Structural Barriers, Community Participation, and Sustainable Tourism Development: A Mixed-Methods Study of the Khmer Ok Om Bok Festival
by Le Thi Nha Truc, Le Xuan Quynh
Published: February 2, 2026 • DOI: 10.47772/IJRISS.2026.10100237
Abstract
This study examines how structural power relations, cultural meanings, and tourism development interact to shape community participation in the Khmer Ok Om Bok Festival in Tra Vinh, Vietnam. Situated within an ethnic-minority context where ritual practices carry profound spiritual significance, the festival is undergoing increasing transformation as heritage-tourism initiatives intensify. The research adopts a qualitative-driven mixed-methods design integrating descriptive survey data (n = 328) with 20 in-depth interviews.
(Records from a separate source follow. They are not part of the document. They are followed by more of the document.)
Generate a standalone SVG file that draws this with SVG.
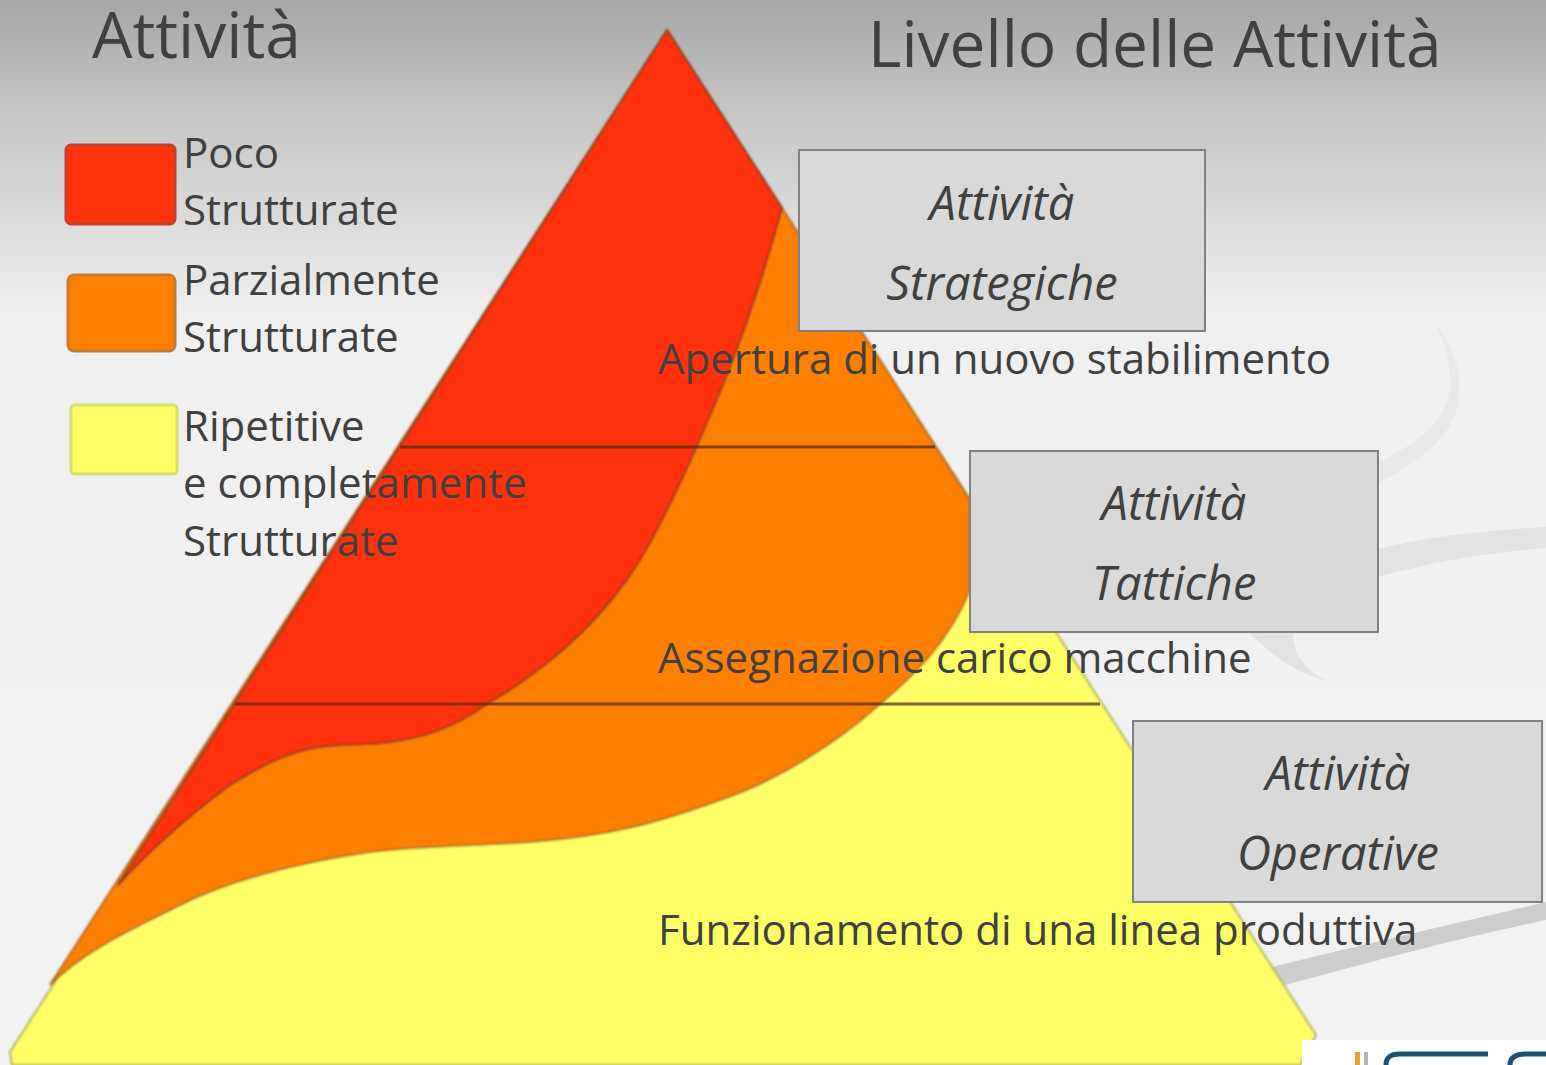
<svg xmlns="http://www.w3.org/2000/svg" width="1546" height="1065" viewBox="0 0 1546 1065">
<defs>
<linearGradient id="bg" x1="0" y1="0" x2="0" y2="1"><stop offset="0" stop-color="#a6a6a6"/><stop offset="0.1" stop-color="#c4c4c4"/><stop offset="0.3" stop-color="#f0f0f0"/><stop offset="1" stop-color="#f2f2f2"/></linearGradient>
<filter id="soft" x="-5%" y="-5%" width="110%" height="110%"><feGaussianBlur stdDeviation="1"/></filter>
</defs>
<style>
text{font-family:"Open Sans","Noto Sans","DejaVu Sans",sans-serif;fill:#404040}
.h{font-size:64px}
.l{font-size:42px}
.i{font-size:47px;font-style:italic;text-anchor:middle}
.box{fill:#d9d9d9;stroke:#808080;stroke-width:2}
.sep{stroke:#5a2a10;stroke-width:3;opacity:.75;fill:none}
</style>
<rect id="background" width="1546" height="1065" fill="url(#bg)"/>
<g id="swooshes">
<path d="M1433 322C1460 350 1468 395 1450 425C1435 450 1405 470 1378 483L1378 462C1415 445 1450 420 1450 385C1450 360 1445 340 1433 322Z" fill="#e8e8e8"/>
<path d="M1378 474C1430 462 1490 458 1546 455" fill="none"/>
<path d="M1378 549C1430 536 1490 530 1546 527L1546 548C1490 552 1430 562 1378 577Z" fill="#e3e3e3"/>
<path d="M1250 632C1275 655 1300 668 1330 681C1310 675 1275 660 1250 632Z" fill="#e3e3e3"/>
<path d="M1293 632C1292 650 1300 665 1325 681C1295 672 1270 655 1249 632Z" fill="#e3e3e3"/>
<path d="M1268 968C1360 945 1450 925 1546 902L1546 920C1450 940 1360 965 1285 985Z" fill="#cdcdcd"/>
</g>
<g id="pyramid" filter="url(#soft)">
<path d="M667 30L1316 1035L1300 1065L12 1065L10 1052Z" fill="#ffff66" stroke="#b5b060" stroke-width="2"/>
<path d="M667 30L970 500L970 590C950 640 915 675 880 704C840 740 780 780 720 800C660 822 610 836 530 842C470 846 420 846 370 852C300 862 230 880 180 905C130 930 85 950 50 985Z" fill="#ff8000" stroke="#b06a20" stroke-width="2"/>
<path d="M667 30L782 208C765 270 745 330 725 380C700 440 670 510 640 560C600 625 545 670 487 704C445 735 400 745 340 745C300 747 270 760 230 785C190 815 150 850 118 885Z" fill="#ff330a" stroke="#8a3a20" stroke-width="2"/>
</g>
<g id="connectors">
<path class="sep" d="M400 447H935"/>
<path class="sep" d="M235 704H1100"/>
</g>
<g id="legend-red"><rect x="66" y="145" width="109" height="79" rx="5" fill="#ff330a" stroke="#c8402a" stroke-width="3"/></g>
<g id="legend-orange"><rect x="68" y="275" width="107" height="76" rx="6" fill="#ff8000" stroke="#c87a30" stroke-width="3"/></g>
<g id="legend-yellow"><rect x="71" y="405" width="106" height="69" rx="4" fill="#ffff66" stroke="#dede70" stroke-width="3"/></g>
<g id="logo">
<rect x="1302" y="1040" width="244" height="25" fill="#fff"/>
<rect x="1355" y="1052" width="5" height="13" fill="#f0a030"/>
<rect x="1364" y="1052" width="4" height="13" fill="#b0b4b8"/>
<path d="M1386 1065C1386 1056 1392 1054 1400 1054H1488" fill="none" stroke="#1a5276" stroke-width="5"/>
<path d="M1510 1065C1510 1056 1518 1054 1526 1054H1546" fill="none" stroke="#1a5276" stroke-width="5"/>
</g>
<g id="title-left"><text class="h" x="92" y="58">Attività</text></g>
<g id="title-right"><text class="h" x="868" y="67">Livello delle Attività</text></g>
<g id="legend-text">
<text class="l" x="183" y="168">Poco</text>
<text class="l" x="183" y="225">Strutturate</text>
<text class="l" x="183" y="295">Parzialmente</text>
<text class="l" x="183" y="352">Strutturate</text>
<text class="l" x="183" y="441">Ripetitive</text>
<text class="l" x="183" y="498">e completamente</text>
<text class="l" x="183" y="556">Strutturate</text>
</g>
<g id="box-strategiche"><rect class="box" x="799" y="150" width="406" height="181"/>
<text class="i" x="1002" y="220">Attività</text><text class="i" x="1002" y="300">Strategiche</text></g>
<g id="box-tattiche"><rect class="box" x="970" y="451" width="408" height="181"/>
<text class="i" x="1174" y="520">Attività</text><text class="i" x="1174" y="600">Tattiche</text></g>
<g id="box-operative"><rect class="box" x="1133" y="721" width="409" height="181"/>
<text class="i" x="1338" y="790">Attività</text><text class="i" x="1338" y="870">Operative</text></g>
<g id="examples">
<text class="l" x="658" y="374">Apertura di un nuovo stabilimento</text>
<text class="l" x="658" y="673">Assegnazione carico macchine</text>
<text class="l" x="658" y="945">Funzionamento di una linea produttiva</text>
</g>
</svg>
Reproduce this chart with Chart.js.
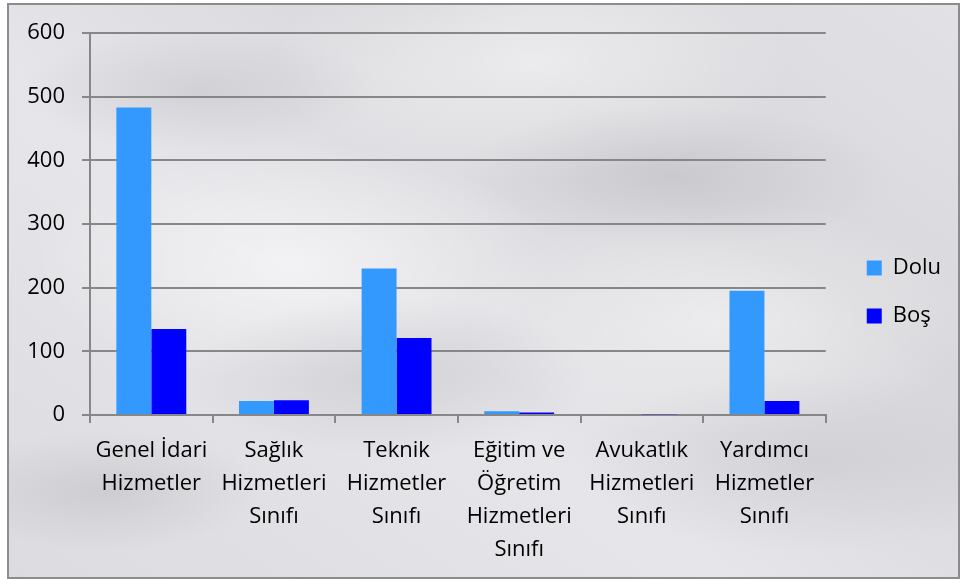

Findings reveal a pronounced participation gap: while cultural attachment and ritual involvement remain strong, community participation in festival governance is limited. Through an integrated CBT–Arnstein–TPB framework, the study demonstrates that tokenistic governance structures, uneven benefit distribution, and concerns about cultural authenticity suppress perceived behavioral control and diminish local agency. The study contributes to debates on cultural change, festival transformation, and minority heritage politics by explaining why cultural centrality does not translate into institutional power, and argues that sustainable festival-based tourism requires redistributing authority, formalizing community roles, and safeguarding ritual integrity amid commercialization pressures.